(Entries with chart source code)
★ ★ ★ ★ ★

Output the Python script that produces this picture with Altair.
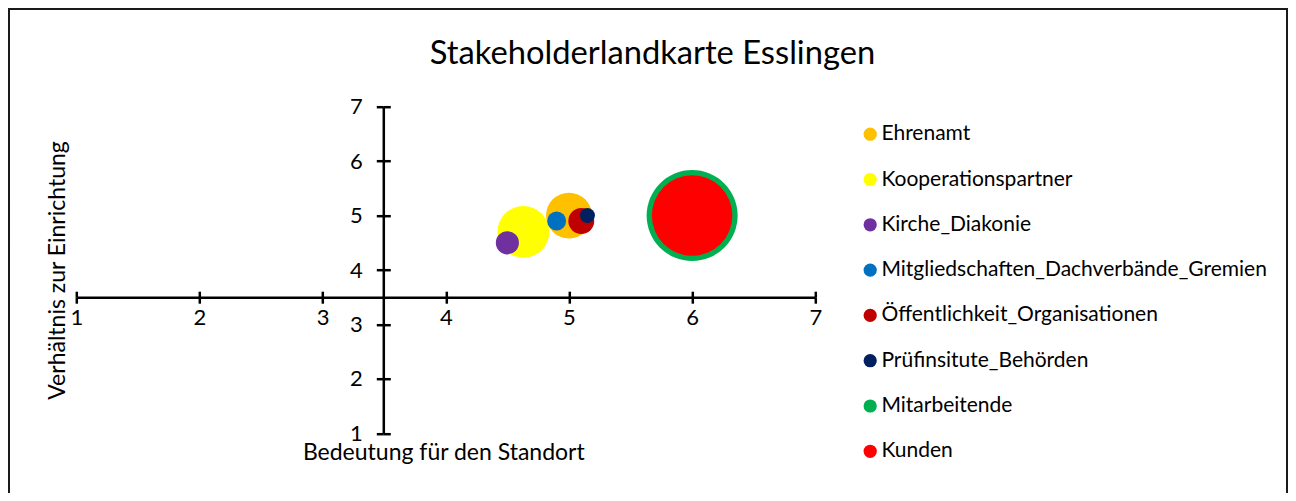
import altair as alt
import pandas as pd

# ---- data ----
names = [
    "Ehrenamt",
    "Kooperationspartner",
    "Kirche_Diakonie",
    "Mitgliedschaften_Dachverbände_Gremien",
    "Öffentlichkeit_Organisationen",
    "Prüfinsitute_Behörden",
    "Mitarbeitende",
    "Kunden",
]
bedeutung = [5.0, 4.63, 4.5, 4.9, 5.1, 5.15, 6.0, 6.0]
verhaeltnis = [5.0, 4.7, 4.5, 4.9, 4.9, 5.0, 5.0, 5.0]
groesse = [9.4, 12.0, 2.4, 1.6, 3.0, 1.0, 37.0, 29.0]
farben = ["#FFC000", "#FFFF00", "#7030A0", "#0070C0", "#C00000", "#002060", "#00B050", "#FF0000"]
x_ticks = [1, 2, 3, 4, 5, 6, 7]
y_ticks = [1, 2, 3, 4, 5, 6, 7]

df = pd.DataFrame({
    "name": names,
    "x": bedeutung,
    "y": verhaeltnis,
    "groesse": groesse,
    "idx": list(range(len(names))),
})

FONT = "Lato"
W, H = 739, 326.6
xs = alt.Scale(domain=[1, 7], nice=False, zero=False)
ys = alt.Scale(domain=[1, 7], nice=False, zero=False)

common_axis = dict(grid=False, domainColor="black", tickColor="black", labelColor="black",
                   labelFont=FONT, labelFontSize=22, labelFlush=False, labelOverlap=False,
                   domainWidth=2.5, tickWidth=2.5)

points = alt.Chart(df).mark_circle(opacity=1).encode(
    x=alt.X("x:Q", scale=xs, axis=alt.Axis(
        orient="bottom", offset=-136.1, values=x_ticks, tickSize=6, labelPadding=4,
        title="Bedeutung für den Standort", titleFont=FONT, titleFontSize=23,
        titleFontWeight="normal", titleColor="black", titleX=367, titleY=162.5,
        titleBaseline="alphabetic", titleAlign="center", **common_axis)),
    y=alt.Y("y:Q", scale=ys, axis=alt.Axis(
        orient="left", offset=-307, values=y_ticks, tickSize=7, labelPadding=14,
        title="Verhältnis zur Einrichtung", titleFont=FONT, titleFontSize=23,
        titleFontWeight="normal", titleColor="black", titleX=-319.3, titleY=163.3,
        titleAngle=-90, titleBaseline="alphabetic", titleAlign="center", **common_axis)),
    size=alt.Size("groesse:Q", scale=alt.Scale(domain=[0, 37], range=[0, 8281]), legend=None),
    color=alt.Color("name:N", scale=alt.Scale(domain=names, range=farben), legend=alt.Legend(
        title=None, orient="none", legendX=783.4, legendY=17, symbolType="circle",
        symbolSize=175, symbolStrokeWidth=0, symbolOpacity=1, labelFont=FONT, labelFontSize=21,
        labelColor="black", labelOffset=0.7, rowPadding=23.3, padding=0, labelLimit=600)),
    order=alt.Order("idx:Q"),
)

ticks_other_side = alt.Chart(df).mark_circle(opacity=0).encode(
    x=alt.X("x:Q", scale=xs, axis=alt.Axis(
        orient="top", offset=-190.5, values=x_ticks, tickSize=6, labels=False, domain=False,
        title=None, grid=False, tickColor="black", tickWidth=2.5)),
    y=alt.Y("y:Q", scale=ys, axis=alt.Axis(
        orient="right", offset=-432, values=y_ticks, tickSize=7, labels=False, domain=False,
        title=None, grid=False, tickColor="black", tickWidth=2.5)),
)

frame = alt.Chart(pd.DataFrame({"a": [0]})).mark_rect(
    filled=False, stroke="#1a1a1a", strokeWidth=2
).encode(
    x=alt.value(-67.3), x2=alt.value(1210.7), y=alt.value(-97.7), y2=alt.value(420)
)

chart = alt.layer(frame, points, ticks_other_side).resolve_axis(
    x="independent", y="independent"
).properties(
    width=W, height=H,
    autosize=alt.AutoSizeParams(type="none"),
    padding={"left": 68.3, "top": 98.7, "right": 472.7, "bottom": 59.7},
    title=alt.TitleParams(
        "Stakeholderlandkarte Esslingen", font=FONT, fontSize=32.7, fontWeight="normal",
        color="black", anchor="middle", dx=206.7, baseline="alphabetic", offset=0, dy=89,
    ),
).configure_view(stroke=None)

chart.save("out.html", embed_options={"renderer": "svg", "actions": False})
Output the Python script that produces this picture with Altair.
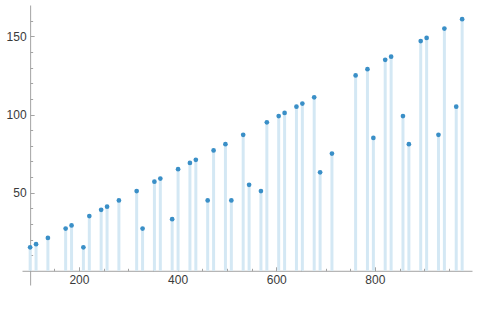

★ ★ ★ ★ ★

## What this task involves
Exclude the images, then output the data above word for word.

## Task answer
Output the Python script that produces this picture with Altair.
import altair as alt
import pandas as pd

# ---- data ----
names = [
    "Ehrenamt",
    "Kooperationspartner",
    "Kirche_Diakonie",
    "Mitgliedschaften_Dachverbände_Gremien",
    "Öffentlichkeit_Organisationen",
    "Prüfinsitute_Behörden",
    "Mitarbeitende",
    "Kunden",
]
bedeutung = [5.0, 4.63, 4.5, 4.9, 5.1, 5.15, 6.0, 6.0]
verhaeltnis = [5.0, 4.7, 4.5, 4.9, 4.9, 5.0, 5.0, 5.0]
groesse = [9.4, 12.0, 2.4, 1.6, 3.0, 1.0, 37.0, 29.0]
farben = ["#FFC000", "#FFFF00", "#7030A0", "#0070C0", "#C00000", "#002060", "#00B050", "#FF0000"]
x_ticks = [1, 2, 3, 4, 5, 6, 7]
y_ticks = [1, 2, 3, 4, 5, 6, 7]

df = pd.DataFrame({
    "name": names,
    "x": bedeutung,
    "y": verhaeltnis,
    "groesse": groesse,
    "idx": list(range(len(names))),
})

FONT = "Lato"
W, H = 739, 326.6
xs = alt.Scale(domain=[1, 7], nice=False, zero=False)
ys = alt.Scale(domain=[1, 7], nice=False, zero=False)

common_axis = dict(grid=False, domainColor="black", tickColor="black", labelColor="black",
                   labelFont=FONT, labelFontSize=22, labelFlush=False, labelOverlap=False,
                   domainWidth=2.5, tickWidth=2.5)

points = alt.Chart(df).mark_circle(opacity=1).encode(
    x=alt.X("x:Q", scale=xs, axis=alt.Axis(
        orient="bottom", offset=-136.1, values=x_ticks, tickSize=6, labelPadding=4,
        title="Bedeutung für den Standort", titleFont=FONT, titleFontSize=23,
        titleFontWeight="normal", titleColor="black", titleX=367, titleY=162.5,
        titleBaseline="alphabetic", titleAlign="center", **common_axis)),
    y=alt.Y("y:Q", scale=ys, axis=alt.Axis(
        orient="left", offset=-307, values=y_ticks, tickSize=7, labelPadding=14,
        title="Verhältnis zur Einrichtung", titleFont=FONT, titleFontSize=23,
        titleFontWeight="normal", titleColor="black", titleX=-319.3, titleY=163.3,
        titleAngle=-90, titleBaseline="alphabetic", titleAlign="center", **common_axis)),
    size=alt.Size("groesse:Q", scale=alt.Scale(domain=[0, 37], range=[0, 8281]), legend=None),
    color=alt.Color("name:N", scale=alt.Scale(domain=names, range=farben), legend=alt.Legend(
        title=None, orient="none", legendX=783.4, legendY=17, symbolType="circle",
        symbolSize=175, symbolStrokeWidth=0, symbolOpacity=1, labelFont=FONT, labelFontSize=21,
        labelColor="black", labelOffset=0.7, rowPadding=23.3, padding=0, labelLimit=600)),
    order=alt.Order("idx:Q"),
)

ticks_other_side = alt.Chart(df).mark_circle(opacity=0).encode(
    x=alt.X("x:Q", scale=xs, axis=alt.Axis(
        orient="top", offset=-190.5, values=x_ticks, tickSize=6, labels=False, domain=False,
        title=None, grid=False, tickColor="black", tickWidth=2.5)),
    y=alt.Y("y:Q", scale=ys, axis=alt.Axis(
        orient="right", offset=-432, values=y_ticks, tickSize=7, labels=False, domain=False,
        title=None, grid=False, tickColor="black", tickWidth=2.5)),
)

frame = alt.Chart(pd.DataFrame({"a": [0]})).mark_rect(
    filled=False, stroke="#1a1a1a", strokeWidth=2
).encode(
    x=alt.value(-67.3), x2=alt.value(1210.7), y=alt.value(-97.7), y2=alt.value(420)
)

chart = alt.layer(frame, points, ticks_other_side).resolve_axis(
    x="independent", y="independent"
).properties(
    width=W, height=H,
    autosize=alt.AutoSizeParams(type="none"),
    padding={"left": 68.3, "top": 98.7, "right": 472.7, "bottom": 59.7},
    title=alt.TitleParams(
        "Stakeholderlandkarte Esslingen", font=FONT, fontSize=32.7, fontWeight="normal",
        color="black", anchor="middle", dx=206.7, baseline="alphabetic", offset=0, dy=89,
    ),
).configure_view(stroke=None)

chart.save("out.html", embed_options={"renderer": "svg", "actions": False})
Output the Python script that produces this picture with Altair.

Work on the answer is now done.